Pour la cour, la résiliation anticipée du contrat par le franchisé n’a pas créé de trouble manifestement illicite
Conclusion de la cour : la résiliation unilatérale du contrat d’affiliation par le franchisé ne constitue pas une violation d’une règle de droit et donc “pas un trouble manifestement illicite.”
Tandis que, au contraire, la reprise forcée du contrat “est elle-même susceptible de constituer une illicéité manifeste”.
Par ailleurs, il apparaît que la société du franchiseur “ne fait état d’aucun péril économique lié à la perte d’un affilié, de sorte que l’existence d’un dommage imminent résultant de la résiliation anticipée du contrat d’affiliation n’est pas établie”.

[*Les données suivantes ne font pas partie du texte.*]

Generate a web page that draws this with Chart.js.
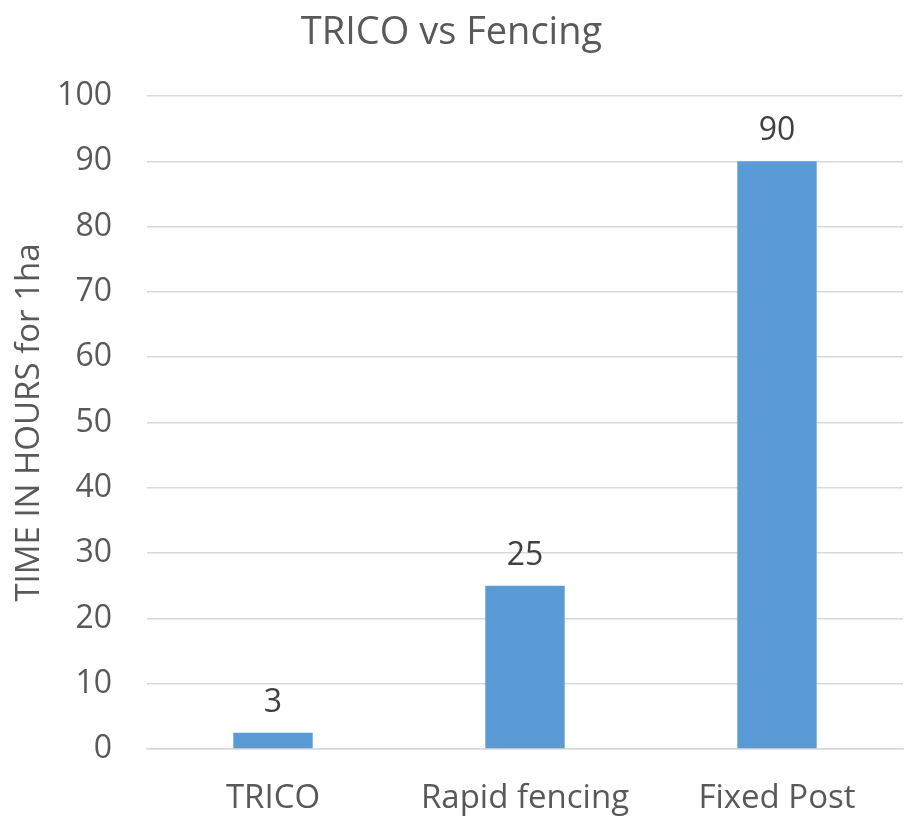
<!DOCTYPE html>
<html>
<head>
<meta charset="utf-8">
<script src="https://cdn.jsdelivr.net/npm/chart.js@4"></script>
<style>
  html, body { margin: 0; padding: 0; background: #fff; }
  #wrap { width: 911px; height: 819px; }
</style>
</head>
<body>
<div id="wrap"><canvas id="chart"></canvas></div>
<script>
// values
const categories = ['TRICO', 'Rapid fencing', 'Fixed Post'];
const hours = [2.5, 25, 90];
const yTicks = [0, 10, 20, 30, 40, 50, 60, 70, 80, 90, 100];

const FONT = '"Open Sans", "Noto Sans", sans-serif';

// draws the value above each bar, like Excel's data labels
const barLabels = {
    id: 'barLabels',
    afterDatasetsDraw(chart) {
        const ctx = chart.ctx;
        const meta = chart.getDatasetMeta(0);
        ctx.save();
        ctx.font = '32px ' + FONT;
        ctx.fillStyle = '#404040';
        ctx.textAlign = 'center';
        ctx.textBaseline = 'middle';
        meta.data.forEach((bar, i) => {
            ctx.fillText(String(Math.round(hours[i])), bar.x, bar.y - 30);
        });
        ctx.restore();
    }
};

new Chart(document.getElementById('chart').getContext('2d'), {
    type: 'bar',
    data: {
        labels: categories,
        datasets: [{
            data: hours,
            backgroundColor: '#5B9BD5',
            categoryPercentage: 1,
            barPercentage: 0.315
        }]
    },
    options: {
        responsive: true,
        maintainAspectRatio: false,
        animation: false,
        layout: { padding: { left: 0, right: 8, top: 0, bottom: 0 } },
        plugins: {
            legend: { display: false },
            tooltip: { enabled: false },
            title: {
                display: true,
                text: 'TRICO vs Fencing',
                color: '#595959',
                font: { family: FONT, size: 38, weight: 'normal' },
                padding: { top: 10, bottom: 40.4 }
            }
        },
        scales: {
            x: {
                grid: { display: false },
                border: { display: true, color: '#D9D9D9', width: 1.5 },
                ticks: {
                    color: '#595959',
                    font: { family: FONT, size: 33 },
                    padding: 22,
                    maxRotation: 0
                },
                afterFit(scale) { scale.height = 70; }
            },
            y: {
                min: 0,
                max: 100,
                afterBuildTicks(scale) {
                    scale.ticks = yTicks.map(v => ({ value: v }));
                },
                grid: { color: '#D9D9D9', lineWidth: 1.5, drawTicks: false },
                border: { display: false },
                ticks: {
                    color: '#595959',
                    font: { family: FONT, size: 32 },
                    padding: 35
                },
                title: {
                    display: true,
                    text: 'TIME IN HOURS for 1ha',
                    color: '#595959',
                    font: { family: FONT, size: 33, weight: 'normal' },
                    padding: { top: 10, bottom: 4 }
                },
                afterFit(scale) { scale.width = 147; }
            }
        }
    },
    plugins: [barLabels]
});
</script>
</body>
</html>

La décision du 17 mars 2023 est par conséquent “infirmée en ce qu’elle a ordonné la reprise des relations contractuelles entre les parties”. Puisqu’il n’y a, selon la cour, “pas lieu à un référé sur ce point”.
La cour écarte également l’accusation de “rupture brutale” – le préavis qui a couru du 16 décembre 2022 au 13 février 2023 étant, selon elle, “largement suffisant”-. Sur ce point non plus, il n’y a pas lieu à référé.
C’est donc l’ensemble des demandes du franchiseur devant la cour d’appel qui est rejeté.